The 2016-17 NBA season is about to end for the Los Angeles Lakers, and for the fourth consecutive year, the team will miss the playoffs. It is not just a matter of missing the top eight spots in the Western Conference, but once again they will finish with the second or third worst record in the entire league.
Recognizing the dire circumstances facing her beloved Lakers, team president Jeanne Buss did not even wait until the end of the season to clean house in the front office.
Legendary Lakers’ owner Dr. Jerry Buss passed away on Feb. 18, 2013, and by all reports, he had ceded control of basketball operations to his son Jim at least a couple of years before that. Thus, for a number of years, Jim Buss and general manager Mitch Kupchak were responsible for making the decisions which shaped the product fans saw on the court.
Their strategy at the beginning was sound. They planned to acquire Chris Paul and Dwight Howard to lead the team into the future, and at least temporarily they would be joined by Kobe Bryant and Pau Gasol. It could have worked, but when the Paul deal fell through, they pivoted and got Steve Nash to play point guard, which proved to be disastrous. Nash, 38 at the time, was injured very early and never recovered, and Howard bolted to the Houston Rockets after one season.
The Lakers got nothing in return for the loss of these players, nor did they get anything back when Gasol defected to play for the Chicago Bulls where he went on to prove he had plenty left to offer. The Lakers were left in shambles: No assets to use in a trade, and no hope to attract top free agents who were interested only in moving to a team where they could win right away.
In the face of this predicament, the front office panicked and extended Bryant’s contract for two more seasons at an enormous salary, before they knew if he would ever recover from his ruptured Achilles tendon. Sure enough, Bryant barely played the final three years of his career but his on and off presence, and his exorbitant salary forced the team to delay the start of the inevitable rebuilding process.

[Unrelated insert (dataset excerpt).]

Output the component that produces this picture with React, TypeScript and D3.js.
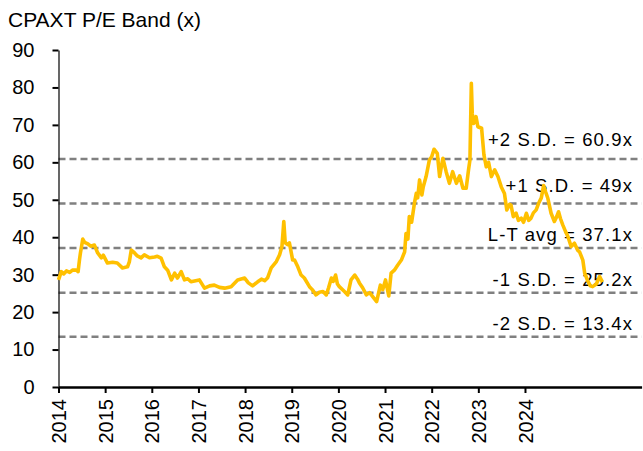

Then, last summer, when the team could finally begin to rebuild, Buss and Kupchak made another terrible blunder, spending the bulk of the team’s salary cap space for the next four years on, of all people, Timofey Mozgov and Luol Deng.
In the early stage of the team’s decline, Buss and Kupchak believed that the mere opportunity to play for the once-storied Lakers franchise would lure a big-name free agent. However, they struck out time and time again with players like LaMarcus Aldridge, Carmelo Anthony, Kevin Durant, DeMar DeRozan, and Hassan Whiteside, some of whom were unwilling to even take a meeting with the purple and gold.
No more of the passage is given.